The original video, however, has been out-done by a fan-made video, done by popular YouTubers Tessa Violet (Meekakitty) and Shawna Howson (Nanalew). Who have a combined subscriber total of 1,567,164 (that is 1,000,022 and 567,142 respectively) However, their creation of a video for sail has 130,000,000+ views, compared to the (roughly) combined total (as it has been on the AWOLNATION official channel, awolnationvevo, and red bull records) 60,000,000 times. While there may be a number of factors at play here, such as the fact that the official video has moved around so much, this is nevertheless a very surprising achievement.
Here is the fan-made video:
Judging the videos, one might think that they would stand fairly equal chance, with Nanalew's having the inane humour to it, but AWOLNATION's featuring references to the illuminati and being backed by their record label, so perhaps appearing higher owing to some feature of google's algorithm. But the popularity of Nanalew's version has even led it to be the very thing that appears when googling the track.
|Nanalew's version appears to be favoured even by google...|
This is a very unique case, and I, personally cannot think of a time where this has happened.
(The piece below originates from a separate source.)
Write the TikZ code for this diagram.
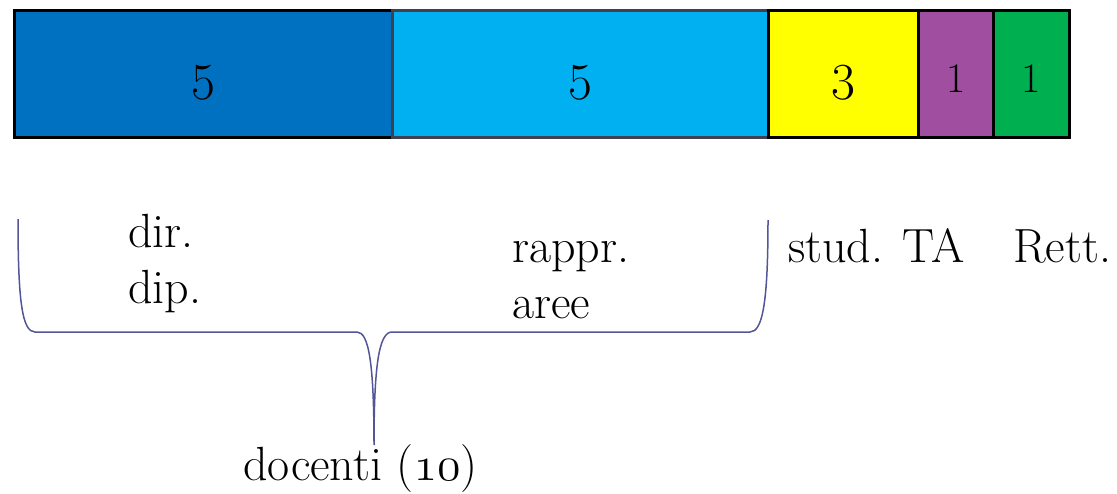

And all top 3 of the most viewed youtube videos being taken up by music videos. In fact, aside from 'Charlie bit my finger -again!', the top 30 most viewed videos are all music videos, and the official ones at that. The true reason as to why this video has succeeded so much is very hard to pin point, Perhaps it has succeeded owning to it's lack of plot, it's complete pointlessness, the 'surprise twist' or the family friendliness. The inability to pinpoint the reason as to the success of this video perhaps encompasses what McDougall was talking about when they suggested the inability to conceive media audience as a stable, identifiable group.
The success of this video could be placed down to web 2.0, The video has been created by consumers, who made a video they enjoy themselves and so think others enjoy too. This video truly demonstrates the power of web 2.0. Comparatively amateur, independent film, video, music and TV makers can stand their ground against major corporations, while this may take time and luck, this video shows that it is in no way impossible.